After that long first chapter, we find ourselves back in London witnessing the moral struggles of a younger foreign office minion named Toby Bell, who has bugged the office of his boss Fergus Quinn, and is about to retrieve the tape. Before we get there, though, we get Toby’s background. He is a thoroughly decent fellow who wanted to resign when Blair took the nation to war in Iraq under the false pretense of weapons of mass destruction. His mentor, Oakley, tells him, “Hyprocisy is the tribute that vice pays to virtue, dear boy. In an imperfect world, the best we can hope for.” Toby finds himself summarily shipped off to Madrid and the Cairo, rising with each step, until now fluent in Arabic, he returns to London to be Quinn’s private secretary, with a mandate from superiors to keep the Minister out of trouble. Only thing is, Quinn never gives Toby a glimpse of what he is up to, hence the bugged office.
Of course Toby finds out something very troubling that has to do with a vaguely British operative named Jay Crispin and the American outfit, Ethical Outcomes.
Then we find ourselves years later in Cornwall, Le Carré’s home territory, watching Sir Christopher Probyn settle into his retirement as a benevolent lord of the manor personage.
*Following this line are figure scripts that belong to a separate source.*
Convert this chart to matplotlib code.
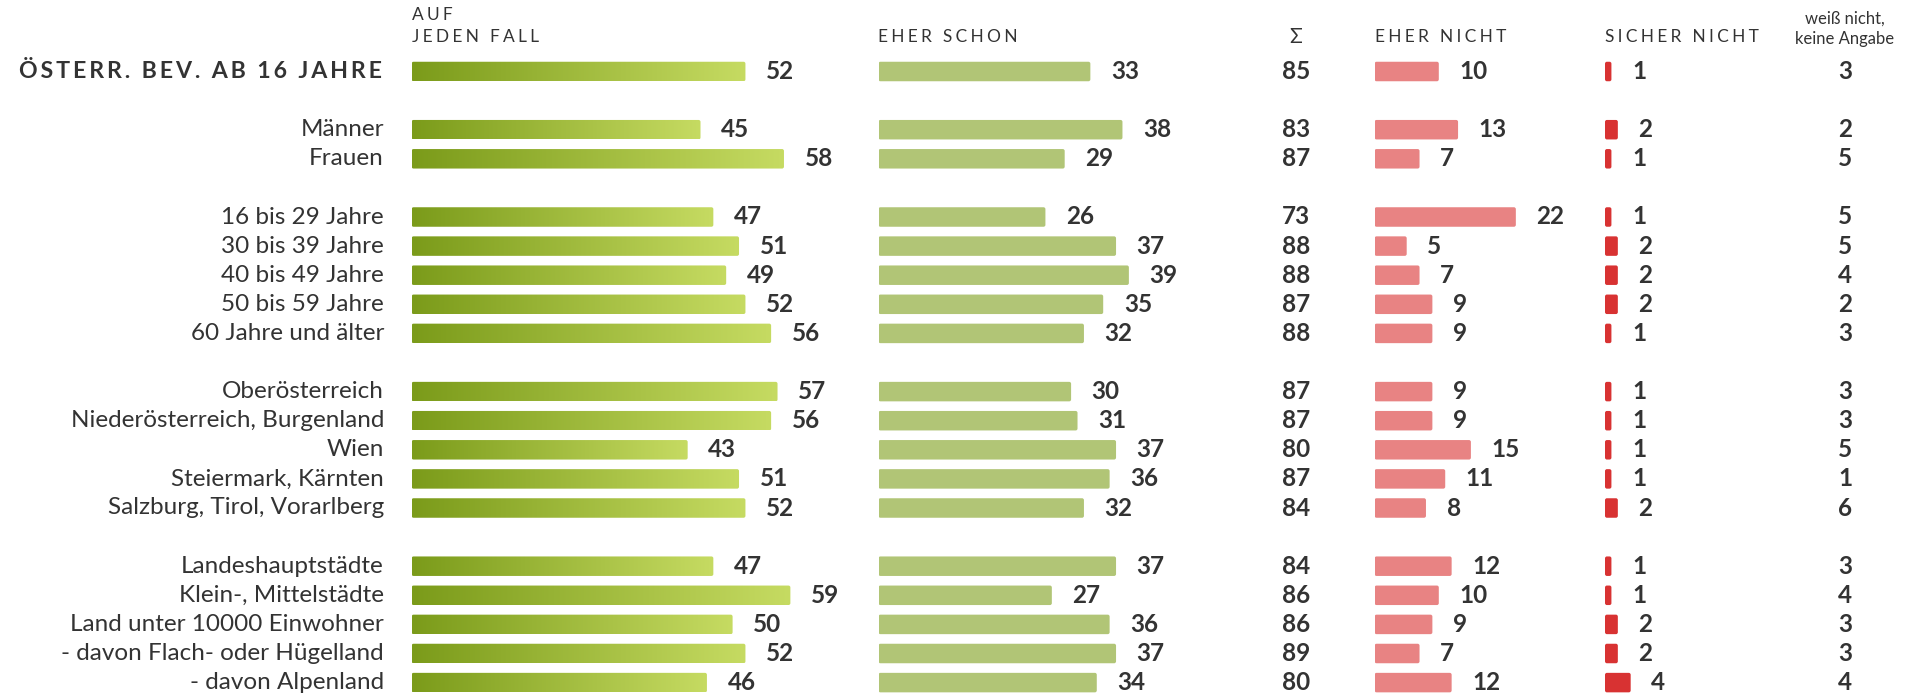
import numpy as np
import matplotlib.pyplot as plt
from matplotlib.colors import LinearSegmentedColormap
from matplotlib.patches import FancyBboxPatch

plt.rcParams['font.family'] = ['Lato', 'DejaVu Sans']

# ---- data ----
labels = ['ÖSTERR. BEV. AB 16 JAHRE',
          'Männer', 'Frauen',
          '16 bis 29 Jahre', '30 bis 39 Jahre', '40 bis 49 Jahre', '50 bis 59 Jahre', '60 Jahre und älter',
          'Oberösterreich', 'Niederösterreich, Burgenland', 'Wien', 'Steiermark, Kärnten',
          'Salzburg, Tirol, Vorarlberg',
          'Landeshauptstädte', 'Klein-, Mittelstädte', 'Land unter 10000 Einwohner',
          '- davon Flach- oder Hügelland', '- davon Alpenland']
rows = [0, 2, 3, 5, 6, 7, 8, 9, 11, 12, 13, 14, 15, 17, 18, 19, 20, 21]

auf_jeden_fall = [52, 45, 58, 47, 51, 49, 52, 56, 57, 56, 43, 51, 52, 47, 59, 50, 52, 46]
eher_schon = [33, 38, 29, 26, 37, 39, 35, 32, 30, 31, 37, 36, 32, 37, 27, 36, 37, 34]
summe = [85, 83, 87, 73, 88, 88, 87, 88, 87, 87, 80, 87, 84, 84, 86, 86, 89, 80]
eher_nicht = [10, 13, 7, 22, 5, 7, 9, 9, 9, 9, 15, 11, 8, 12, 10, 9, 7, 12]
sicher_nicht = [1, 2, 1, 1, 2, 2, 2, 1, 1, 1, 1, 1, 2, 1, 1, 2, 2, 4]
weiss_nicht = [3, 2, 5, 5, 5, 4, 2, 3, 3, 3, 5, 1, 6, 3, 4, 3, 3, 4]

# ---- layout (pixels) ----
W, H = 1921, 693
PX = 6.42          # pixels per percent
ROW = 29.1         # pixels per row
Y0 = 71.5          # pixel y of first row centre
BAR_H = 0.67
TXT = '#333333'
GREEN_DARK, GREEN_LIGHT = '#7b9b1a', '#c6db62'
FS = 17.5

fig = plt.figure(figsize=(W / 100, H / 100), dpi=100)
ylim = ((H - Y0) / ROW, -Y0 / ROW)


def col_axes(left_px, width_px):
    ax = fig.add_axes([left_px / W, 0, width_px / W, 1])
    ax.set_xlim(0, width_px / PX)
    ax.set_ylim(*ylim)
    ax.axis('off')
    return ax


def spaced(s, sp='\u2009'):
    return sp.join(s)


def value_labels(ax, vals):
    for r, v in zip(rows, vals):
        ax.text(v + 3.2, r, str(v), ha='left', va='center', fontsize=FS,
                fontweight='bold', color=TXT)


hdr = dict(fontsize=12.5, color=TXT, ha='left', va='center')
HSP = '\u2009\u200a'

# green gradient column
ax1 = col_axes(411.6, 420)
cmap = LinearSegmentedColormap.from_list('g', [GREEN_DARK, GREEN_LIGHT])
grad = np.linspace(0, 1, 256).reshape(1, -1)
for r, v in zip(rows, auf_jeden_fall):
    p = FancyBboxPatch((0, r - BAR_H / 2), v, BAR_H,
                       boxstyle='round,pad=0,rounding_size=0.3',
                       mutation_aspect=PX / ROW,
                       fc='none', ec='none')
    ax1.add_patch(p)
    im = ax1.imshow(grad, cmap=cmap, aspect='auto',
                    extent=(0, v, r + BAR_H / 2, r - BAR_H / 2), zorder=2)
    im.set_clip_path(p)
ax1.set_xlim(0, 420 / PX)
ax1.set_ylim(*ylim)
value_labels(ax1, auf_jeden_fall)

for i, (r, lab) in enumerate(zip(rows, labels)):
    if i == 0:
        ax1.text(-4.6, r, spaced(lab), ha='right', va='center', fontsize=16.7,
                 fontweight='bold', color=TXT)
    else:
        ax1.text(-4.3, r, lab, ha='right', va='center', fontsize=FS, color=TXT)

ax1.text(0, -1.93, spaced('AUF', HSP), **hdr)
ax1.text(0, -1.17, spaced('JEDEN FALL', HSP), **hdr)


def simple_col(left, vals, color, header):
    ax = col_axes(left, 300)
    for r, v in zip(rows, vals):
        ax.add_patch(FancyBboxPatch((0, r - BAR_H / 2), v, BAR_H,
                                    boxstyle='round,pad=0,rounding_size=0.3',
                                    mutation_aspect=PX / ROW,
                                    fc=color, ec='none'))
    value_labels(ax, vals)
    ax.text(0, -1.17, spaced(header, HSP), **hdr)
    return ax


simple_col(878.5, eher_schon, '#b1c576', 'EHER SCHON')
simple_col(1374.6, eher_nicht, '#e88383', 'EHER NICHT')
simple_col(1605.0, sicher_nicht, '#d83232', 'SICHER NICHT')

# sum and "weiß nicht" columns (text only)
axs = col_axes(0, W)
sum_x = 1296 / PX
wn_x = 1845 / PX
axs.text(sum_x, -1.17, 'Σ', ha='center', va='center', fontsize=15, color=TXT)
axs.text(wn_x, -1.82, 'weiß nicht,', ha='center', va='center', fontsize=12,
         color=TXT)
axs.text(wn_x, -1.13, 'keine Angabe', ha='center', va='center', fontsize=12,
         color=TXT)
for r, s, w in zip(rows, summe, weiss_nicht):
    axs.text(sum_x, r, str(s), ha='center', va='center', fontsize=FS,
             fontweight='bold', color=TXT)
    axs.text(wn_x, r, str(w), ha='center', va='center', fontsize=FS,
             fontweight='bold', color=TXT)

fig.savefig('out.png', dpi=100)
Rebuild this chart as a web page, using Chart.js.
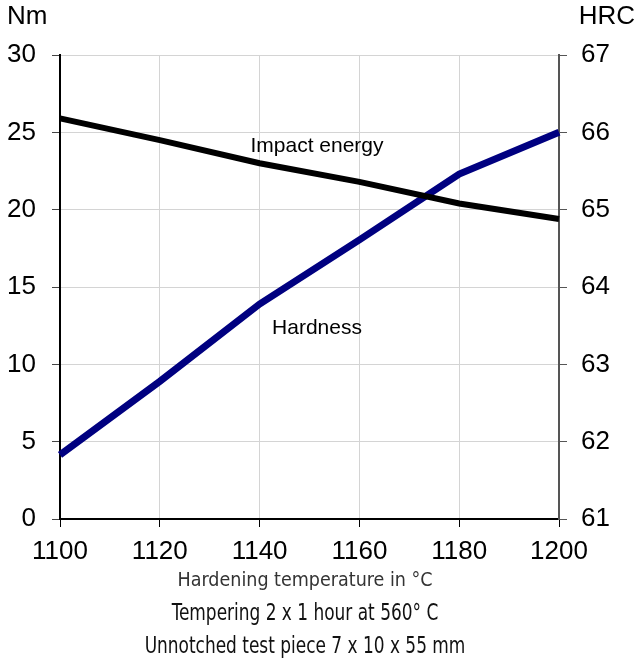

Wait a minute, isn’t this Paul! And doesn’t he magically run into Jeb, disgraced and reduced to “tinkering” and doesn’t Jeb have some awful here-to-for repressed information about what really happened in Gibraltar! What to do? Kit Probyn aka Sir Christopher aka Paul knows just the thing. Call that number he called before he met Fergus Quinn. The number belongs to Toby.
Thus the forces for good or at least for the truth begin to assemble. The third member of the group is Kit’s daughter, Emily, a doctor who treats the poor and needy in London’s east end. There we have the essence of the book: who will stand up for the individual who has been deemed unimportant, an acceptable loss in the face of the war on terror. And can the delicate truth be brought to light in the face of bureaucratic duplicity? Will the well-meaning opponents of officialdom find themselves declared traitors?
In a world where “War’s gone corporate” and intelligence is purchased from private spy agencies, truth becomes relative.
It is true that A Delicate Truth, like the other post-Cold War novels, lacks the irony of the Smiley books. Something changed so that Le Carré could no longer afford that detached point of view. Certainly 9/11 and the resulting War on Terror and the 2003 invasion of Iraq played a part in that. I find it hard to regret that.
A novelist is not a made-to-measure workman. He writes out of his soul and conscience. And I am very grateful to have yet another brilliant novel from Le Carré’s pen.